◆ **What the exercise asks**: In your copy, leave out the pictures; write out all the data exactly.

◆ **Information shown**:

****************************************

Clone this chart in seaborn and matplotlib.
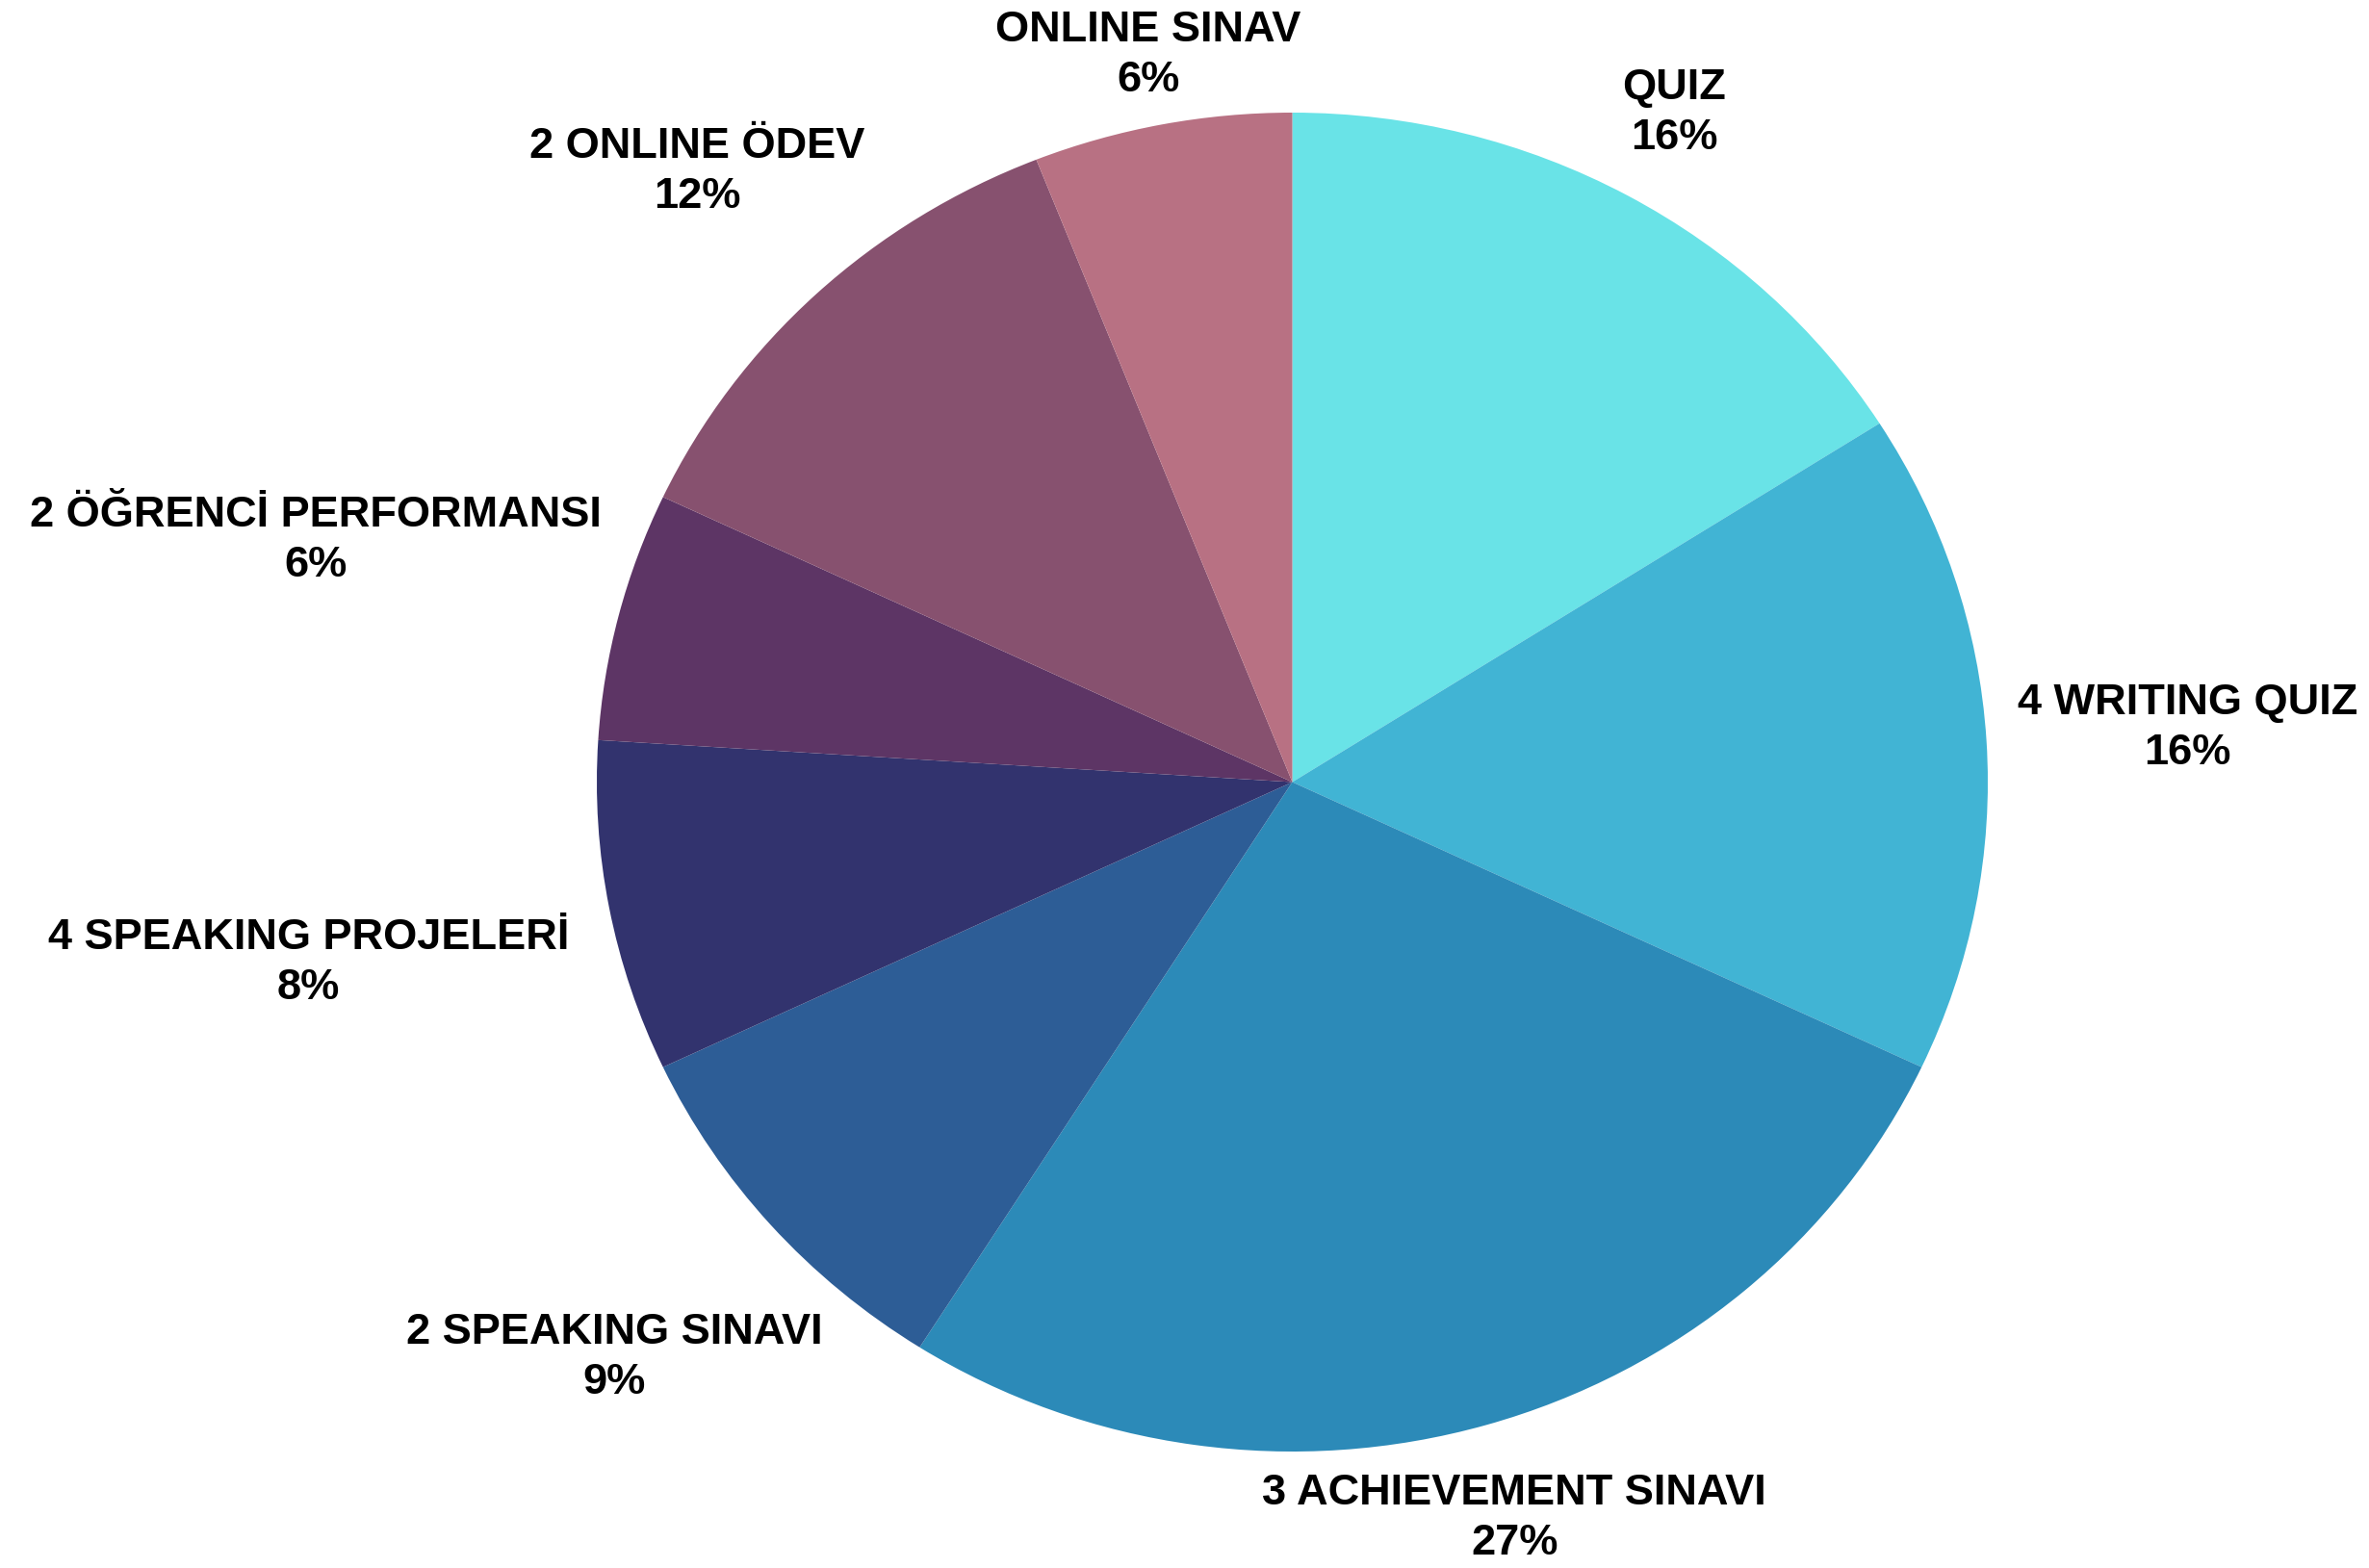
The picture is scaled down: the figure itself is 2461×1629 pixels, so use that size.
import numpy as np
import matplotlib
matplotlib.use("Agg")
import matplotlib.pyplot as plt
import seaborn as sns

# ------------------------------------------------------------
# Data
# ------------------------------------------------------------
categories = [
    "QUIZ",
    "4 WRITING QUIZ",
    "3 ACHIEVEMENT SINAVI",
    "2 SPEAKING SINAVI",
    "4 SPEAKING PROJELERİ",
    "2 ÖĞRENCİ PERFORMANSI",
    "2 ONLINE ÖDEV",
    "ONLINE SINAV",
]
shares = [16, 16, 27, 9, 8, 6, 12, 6]
slice_colors = [
    "#69E3E7", "#41B4D4", "#2C8AB8", "#2D5D96",
    "#32336E", "#5D3565", "#87516F", "#B87183",
]

# label distance from centre (in pie radii), one per slice
label_dist = [1.14, 1.29, 1.145, 1.30, 1.44, 1.45, 1.25, 1.105]

# ------------------------------------------------------------
# Figure
# ------------------------------------------------------------
sns.set_theme(style="white")
plt.rcParams["font.family"] = ["Liberation Sans", "DejaVu Sans"]

W, H = 2461, 1629
fig = plt.figure(figsize=(W / 100, H / 100), dpi=100)
ax = fig.add_axes([0, 0, 1, 1])

palette = sns.color_palette(slice_colors)
wedges, _ = ax.pie(
    shares,
    colors=palette,
    startangle=90,
    counterclock=False,
    wedgeprops=dict(linewidth=0),
)

# pie is drawn slightly wider than tall in the reference
cx, cy = 1342.5, 812.5      # centre in pixels (from top-left)
rx, ry = 722.5, 695.5       # radii in pixels
ax.set_aspect("auto")
ax.set_xlim(-cx / rx, (W - cx) / rx)
ax.set_ylim(-(H - cy) / ry, cy / ry)
ax.axis("off")

total = sum(shares)
for w, name, val, d in zip(wedges, categories, shares, label_dist):
    mid = np.deg2rad((w.theta1 + w.theta2) / 2)
    x, y = d * np.cos(mid), d * np.sin(mid)
    ax.text(x, y, f"{name}\n{round(100 * val / total)}%",
            ha="center", va="center", fontsize=32.5, fontweight="bold",
            color="black", linespacing=1.35)

fig.savefig("out.png", dpi=100, facecolor="white")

****************************************

◆ **Result of the task**:
Clone this chart in seaborn and matplotlib.
The picture is scaled down: the figure itself is 2461×1629 pixels, so use that size.
import numpy as np
import matplotlib
matplotlib.use("Agg")
import matplotlib.pyplot as plt
import seaborn as sns

# ------------------------------------------------------------
# Data
# ------------------------------------------------------------
categories = [
    "QUIZ",
    "4 WRITING QUIZ",
    "3 ACHIEVEMENT SINAVI",
    "2 SPEAKING SINAVI",
    "4 SPEAKING PROJELERİ",
    "2 ÖĞRENCİ PERFORMANSI",
    "2 ONLINE ÖDEV",
    "ONLINE SINAV",
]
shares = [16, 16, 27, 9, 8, 6, 12, 6]
slice_colors = [
    "#69E3E7", "#41B4D4", "#2C8AB8", "#2D5D96",
    "#32336E", "#5D3565", "#87516F", "#B87183",
]

# label distance from centre (in pie radii), one per slice
label_dist = [1.14, 1.29, 1.145, 1.30, 1.44, 1.45, 1.25, 1.105]

# ------------------------------------------------------------
# Figure
# ------------------------------------------------------------
sns.set_theme(style="white")
plt.rcParams["font.family"] = ["Liberation Sans", "DejaVu Sans"]

W, H = 2461, 1629
fig = plt.figure(figsize=(W / 100, H / 100), dpi=100)
ax = fig.add_axes([0, 0, 1, 1])

palette = sns.color_palette(slice_colors)
wedges, _ = ax.pie(
    shares,
    colors=palette,
    startangle=90,
    counterclock=False,
    wedgeprops=dict(linewidth=0),
)

# pie is drawn slightly wider than tall in the reference
cx, cy = 1342.5, 812.5      # centre in pixels (from top-left)
rx, ry = 722.5, 695.5       # radii in pixels
ax.set_aspect("auto")
ax.set_xlim(-cx / rx, (W - cx) / rx)
ax.set_ylim(-(H - cy) / ry, cy / ry)
ax.axis("off")

total = sum(shares)
for w, name, val, d in zip(wedges, categories, shares, label_dist):
    mid = np.deg2rad((w.theta1 + w.theta2) / 2)
    x, y = d * np.cos(mid), d * np.sin(mid)
    ax.text(x, y, f"{name}\n{round(100 * val / total)}%",
            ha="center", va="center", fontsize=32.5, fontweight="bold",
            color="black", linespacing=1.35)

fig.savefig("out.png", dpi=100, facecolor="white")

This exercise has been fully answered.